Reading this small sampling of primary source excerpts is a reminder of the importance of listening to those who were there. What did they really experience? Was it a comparatively small loss? Or was it a devastating experience that left thousands bleeding and dying? When people feel unheard and their experiences unacknowledged, it can have a crushing effect on personal or group morale. Also, when people are asked to believe something different than what they are seeing or have experienced, it can have far-reaching consequences.

What type of reports should be listened to? The people on the frontlines of the experience or the favored reporting of the moment? The voices from the place of crisis may have details lacking or censored from the accounts of those crafted at a distance.

Fredericksburg was a place of crisis for the Army of the Potomac. Changing commanders, another battlefield defeat, and a feeling of misrepresentation plagued the camps afterwards and echoed into the soldiers’ letters until the rebuilding of the army and morale started with General Hooker’s arrival at headquarters as the new commander. Getting into the gritty, sorrowful, and even angry letters from the soldiers gives a perspective often missing in initial popular reporting or the snippet history accounts of the battle that fall silent after the Union army retreats.

Those short summary accounts often end with the casualty numbers. 12,653 casualties for the Army of the Potomac alone. Was it a number comparatively so small? Or a massacre that others tried to call a success? What did the soldiers on the front line say? Voices from the place of crisis might not be the final interpretation, but they provide needed insight needed and the emotions from those who went through the experience.

Sources:

[i] Editors of Time-Life Books, Voices of the Civil War: Fredericksburg (Richmond: Time Life, 1997), page 142.

[ii] Ibid., page 141.

[iii] Ibid., page 139.

[iv] Abraham Lincoln, edited by Roy P. Basler, A. Lincoln, Speeches and Writings, 1859-1865 (New York: Literary Classics of the United States, 1989), page 419.

[v] New York Daily Herald, December 26, 1862. “A Dull Christmas In The Camps”. Accessed through Newspapers.com.

[vi] George Tillotson, January 1, 1863. Accessed at the Gilder Lehrman Institute of American History. https://www.gilderlehrman.org/collection/glc04558060



4 Responses to Fredericksburg: Voices from the Crisis Point

  1. Such an interesting look at this tragedy through the eyes of the common soldier. I had read Lincoln’s note to the troops before and wondered if it felt a bit glib, even insulting to the soldiers.

  2. I am reading Maps of Fredericksburg right now. The command dysfunction in the eastern theater really came to a head in this battle.

    Currently I am reading soldier reactions to Shiloh.
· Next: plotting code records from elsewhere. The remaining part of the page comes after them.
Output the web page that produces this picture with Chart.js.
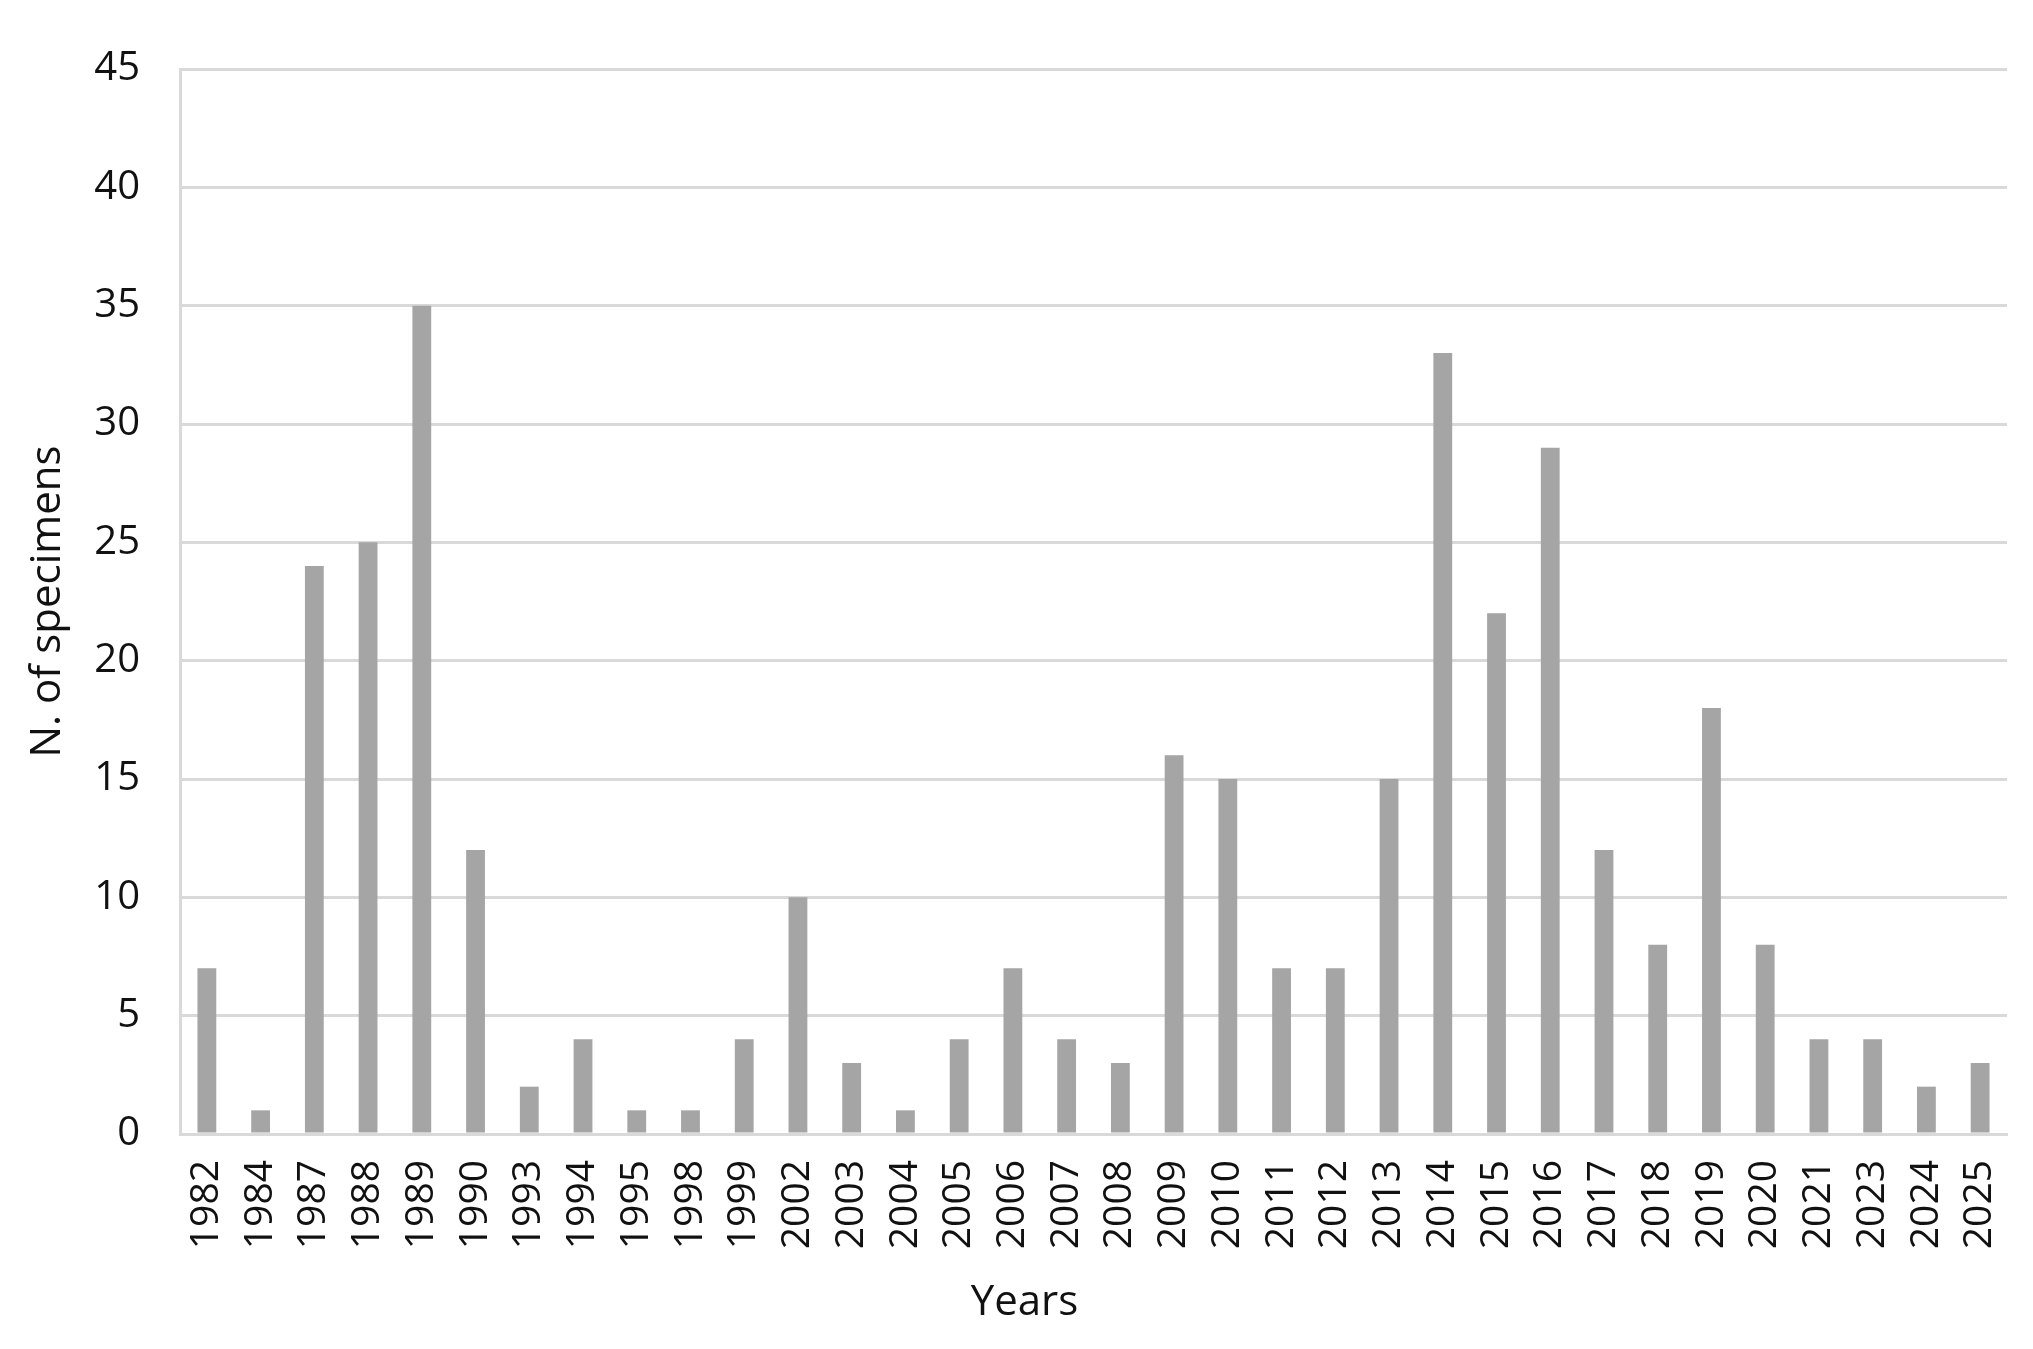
<!DOCTYPE html>
<html>
<head>
<meta charset="utf-8">
<script src="https://cdn.jsdelivr.net/npm/chart.js@4.4.1/dist/chart.umd.min.js"></script>
<style>
  html, body { margin: 0; padding: 0; background: #fff; overflow: hidden; }
  #wrap { width: 2033px; height: 1349px; position: relative; }
  canvas { display: block; }
</style>
</head>
<body>
<div id="wrap"><canvas id="specimensChart"></canvas></div>
<script>
const years = ['1982', '1984', '1987', '1988', '1989', '1990', '1993', '1994', '1995', '1998',
  '1999', '2002', '2003', '2004', '2005', '2006', '2007', '2008', '2009', '2010',
  '2011', '2012', '2013', '2014', '2015', '2016', '2017', '2018', '2019', '2020',
  '2021', '2023', '2024', '2025'];
const specimens = [7, 1, 24, 25, 35, 12, 2, 4, 1, 1,
  4, 10, 3, 1, 4, 7, 4, 3, 16, 15,
  7, 7, 15, 33, 22, 29, 12, 8, 18, 8,
  4, 4, 2, 3];
const yTicks = [0, 5, 10, 15, 20, 25, 30, 35, 40, 45];

const textColor = '#111111';
const gridColor = '#d9d9d9';
const fontFamily = '"Open Sans", "Noto Sans", sans-serif';

// x axis title sits centred on the whole figure, not on the plot area
const xTitlePlugin = {
    id: 'xTitle',
    afterDraw(chart) {
        const c = chart.ctx;
        c.save();
        c.fillStyle = textColor;
        c.font = '42px ' + fontFamily;
        c.textAlign = 'center';
        c.textBaseline = 'middle';
        c.fillText('Years', chart.width / 2 + 8, chart.height - 46);
        c.restore();
    }
};

const ctx = document.getElementById('specimensChart').getContext('2d');

const specimensChart = new Chart(ctx, {
    type: 'bar',
    data: {
        labels: years,
        datasets: [{
            label: 'N. of specimens',
            data: specimens,
            backgroundColor: '#a5a5a5',
            borderWidth: 0,
            barPercentage: 0.35,
            categoryPercentage: 1
        }]
    },
    options: {
        responsive: true,
        maintainAspectRatio: false,
        animation: false,
        layout: {
            padding: { top: 69, right: 26, bottom: 0, left: 0 }
        },
        plugins: {
            legend: { display: false },
            tooltip: { enabled: false }
        },
        scales: {
            y: {
                min: 0,
                max: 45,
                afterBuildTicks: (scale) => {
                    scale.ticks = yTicks.map(v => ({ value: v }));
                },
                afterFit: (scale) => { scale.width = 180; },
                title: {
                    display: true,
                    text: 'N. of specimens',
                    color: textColor,
                    font: { family: fontFamily, size: 42 },
                    padding: { top: 23, bottom: 0 }
                },
                ticks: {
                    color: textColor,
                    padding: 40,
                    font: { family: fontFamily, size: 40 }
                },
                grid: {
                    color: gridColor,
                    lineWidth: 3,
                    drawTicks: false
                },
                border: {
                    display: true,
                    color: gridColor,
                    width: 3
                }
            },
            x: {
                afterFit: (scale) => {
                    scale.height = 215;
                    scale.paddingLeft = 0;
                    scale.paddingRight = 0;
                },
                ticks: {
                    color: textColor,
                    minRotation: 90,
                    maxRotation: 90,
                    autoSkip: false,
                    padding: 26,
                    font: { family: fontFamily, size: 39 }
                },
                grid: {
                    display: false,
                    drawTicks: false
                },
                border: {
                    display: true,
                    color: gridColor,
                    width: 3
                }
            }
        }
    },
    plugins: [xTitlePlugin]
});
</script>
</body>
</html>
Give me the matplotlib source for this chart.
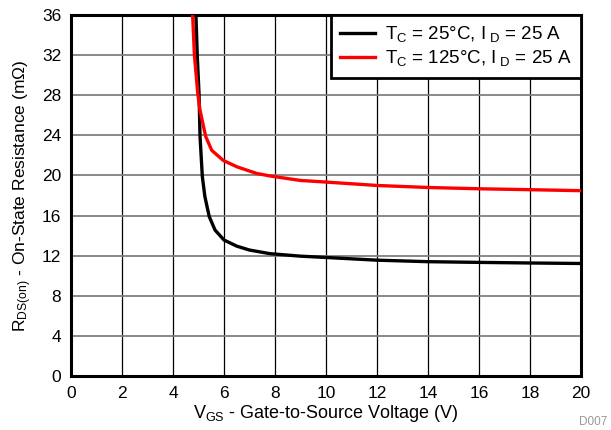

Grant’s men blamed him for nearly losing the battle, had bitter feelings towards him, and said “thank God for Buell” in nearly all their letters. 20 years later, the same men were boasting they did not need Buell, and Grant, while never beloved, was respected as the war’s great captain.

    1. Interesting observation, although the common soldier’s view of Burnside seemed to remain steady over the years. Grant had the advantage of adding the glory of final victory to his resume which Burnside did not. Such a victory has a way of making everything seem right. I suspect the perception of Grant would not have changed with these men if he had ultimately failed.